Revealing that inflation will take slightly longer to reach 2%, the ECB is switching “to a more evolutionary approach,” President Christine Lagarde said Thursday. She repeated that policymakers won’t commit to any particular path for borrowing costs, since the backdrop is changing “dramatically” from one day to another.
“We will all have to be extremely vigilant — we will have to be agile, to respond to the data,” Lagarde told reporters in Frankfurt. “If the data indicate that the most appropriate monetary-policy stance is a cut, it will be a cut. If, on the other hand, the data indicate that the most appropriate decision is not to cut, then it will be a pause.”
Changing its statement language will feed speculation that the ECB is contemplating a timeout from rate cuts next month, confident that its inflation goal is within reach. That may be bad news for Europe’s stuttering economy, which as well as US trade tariffs must now also deal with a glut of spending to retool the continent’s armies.
“The disinflation process is well on track,” the ECB reiterated. Lagarde said it will now meet its goal very early in 2026, rather than this year as envisaged before.
The euro extended gains to hit the day’s high while bonds fell following the ECB’s statement. The yield on 10-year German notes was up five basis points to 2.84%, while traders pared wagers on further easing to bet on just 43 basis points more by year-end.

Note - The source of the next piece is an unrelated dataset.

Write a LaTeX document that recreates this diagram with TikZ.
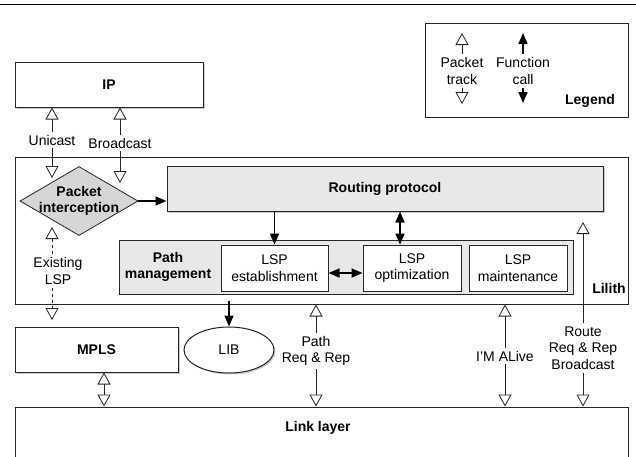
\documentclass[tikz,border=0pt]{standalone}
\usepackage{fontspec}
\setmainfont{Liberation Sans}
\usetikzlibrary{arrows.meta,shapes.geometric,shadows}
\begin{document}
\begin{tikzpicture}[x=1pt,y=-1pt,
  font=\fontsize{14}{16.5}\selectfont,
  bld/.style={font=\fontsize{14}{16.5}\selectfont\bfseries},
  box/.style={draw=black!85, line width=1pt, rectangle, inner sep=0pt},
  shad/.style={drop shadow={shadow xshift=1.5pt, shadow yshift=-1.5pt, opacity=0.35, fill=black!60}},
  lbl/.style={align=center, inner sep=3pt},
  pkt/.style={draw=black!85, line width=0.8pt, -{Triangle[open, length=12pt, width=13pt]}},
  pktb/.style={draw=black!85, line width=0.8pt, {Triangle[open, length=12pt, width=13pt]}-{Triangle[open, length=12pt, width=13pt]}},
  fn/.style={line width=1.6pt, -{Triangle[length=11pt, width=9pt]}},
  fnb/.style={line width=1.6pt, {Triangle[length=11pt, width=9pt]}-{Triangle[length=11pt, width=9pt]}},
]
\clip (0,0) rectangle (636,456);
\fill[white] (0,0) rectangle (636,456);
\coordinate (tl) at (0,4);
\coordinate (tr) at (636,4);
\draw[line width=1pt] (tl) -- (tr);

% IP
\node[box, shad, fill=white, minimum width=188pt, minimum height=45pt, bld] (ip) at (109,84.5) {IP};

% Legend
\node[box, fill=white, minimum width=203pt, minimum height=94pt] (leg) at (526.5,70) {};
\node[lbl] (ptrack) at (462,71) {Packet\\track};
\node[lbl] (fcall) at (523,71) {Function\\call};
\node[bld] (legt) at (590,101) {Legend};
\coordinate (pt1) at (462,33);
\coordinate (pt2) at (462,104);
\coordinate (fc1) at (523,33);
\coordinate (fc2) at (523,103);
\draw[pkt] (ptrack.north) -- (pt1);
\draw[pkt] (ptrack.south) -- (pt2);
\draw[fn] (fcall.north) -- (fc1);
\draw[fn] (fcall.south) -- (fc2);

% Lilith
\node[box, minimum width=613pt, minimum height=147pt] (lil) at (321.5,230.5) {};
\node[bld] (lilt) at (609,288) {Lilith};
\node[box, shad, fill=black!9, minimum width=436pt, minimum height=45pt, bld] (rp) at (385,188.5) {Routing protocol};
\node[diamond, draw=black!85, line width=0.8pt, fill=black!16, minimum width=118pt, minimum height=69pt, inner sep=0pt] (pi) at (79,201) {};
\node[lbl, bld, inner sep=0pt] (pit) at (79,201) {Packet\\interception};
\node[box, fill=black!9, minimum width=454pt, minimum height=54pt] (pm) at (346,267) {};
\node[lbl, bld, inner sep=0pt] (pmt) at (168,267) {Path\\management};
\node[box, fill=white, minimum width=107pt, minimum height=46pt, align=center] (est) at (274.5,268) {LSP\\establishment};
\node[box, fill=white, minimum width=98pt, minimum height=46pt, align=center] (opt) at (412,268) {LSP\\optimization};
\node[box, fill=white, minimum width=98pt, minimum height=46pt, align=center] (mnt) at (518,268) {LSP\\maintenance};

% MPLS, LIB, Link layer
\node[box, shad, fill=white, minimum width=163pt, minimum height=45pt, bld] (mpls) at (96.5,349.5) {MPLS};
\node[ellipse, draw=black!85, line width=1pt, fill=white, shad, minimum width=90pt, minimum height=46pt, inner sep=0pt] (lib) at (229,350) {LIB};
\node[box, fill=white, minimum width=613pt, minimum height=100pt] (link) at (321.5,457) {};
\node[bld] (linkt) at (318,428) {Link layer};

% labels
\node[lbl] (uni) at (52,140) {Unicast};
\node[lbl] (bro) at (120,143) {Broadcast};
\node[lbl] (exl) at (58,271) {Existing\\LSP};
\node[lbl] (preq) at (316,351) {Path\\Req \& Rep};
\node[lbl] (alive) at (505,356) {I'M ALive};
\node[lbl] (rreq) at (583,348) {Route\\Req \& Rep\\Broadcast};

% packet tracks
\coordinate (uend) at (52,178);
\coordinate (bend) at (120,183);
\draw[pkt] (uni.north) -- (uni.north |- ip.south);
\draw[pkt] (uni.south) -- (uend);
\draw[pkt] (bro.north) -- (bro.north |- ip.south);
\draw[pkt] (bro.south) -- (bend);
\coordinate (e1) at (52,227);
\coordinate (e2) at (52,320);
\draw[pkt, dashed] ([xshift=-6pt]exl.north) -- (e1);
\draw[pkt, dashed] ([xshift=-6pt]exl.south) -- (e2);
\draw[pktb] ([xshift=7.5pt]mpls.south) -- ([xshift=7.5pt]mpls.south |- link.north);
\draw[pkt] (preq.north) -- (preq.north |- lil.south);
\draw[pkt] (preq.south) -- (preq.south |- link.north);
\draw[pkt] (alive.north) -- (alive.north |- lil.south);
\draw[pkt] (alive.south) -- (alive.south |- link.north);
\coordinate (rtop) at (583,222);
\draw[pkt] (rreq.north) -- (rtop);
\draw[pkt] (rreq.south) -- (rreq.south |- link.north);

% function calls
\coordinate (oa) at ([xshift=-12pt]opt.north);
\draw[fn] (pi.east) -- (pi.east -| rp.west);
\draw[fn] (est.north |- rp.south) -- (est.north);
\draw[fnb] (oa |- rp.south) -- (oa);
\draw[fnb] ([yshift=-5pt]est.east) -- ([yshift=-5pt]opt.west);
\draw[fn, shorten <=6pt] (lib.north |- pm.south) -- (lib.north);
\end{tikzpicture}
\end{document}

“With the increased uncertainty and the prospects of large fiscal stimulus, the ECB’s direction of travel after today’s rate cut is no longer as clear as it was a few weeks ago,” Carsten Brzeski, ING’s global head of macro, said by email. “A pause at the next meeting to come to terms with the new macro reality now looks like a possibility.”
Updated quarterly projections largely confirmed the ECB’s outlook for prices, while lowering it for growth this year and next. But they don’t capture the consequences of President Donald Trump’s abrupt pullback in military backing for Ukraine and Europe.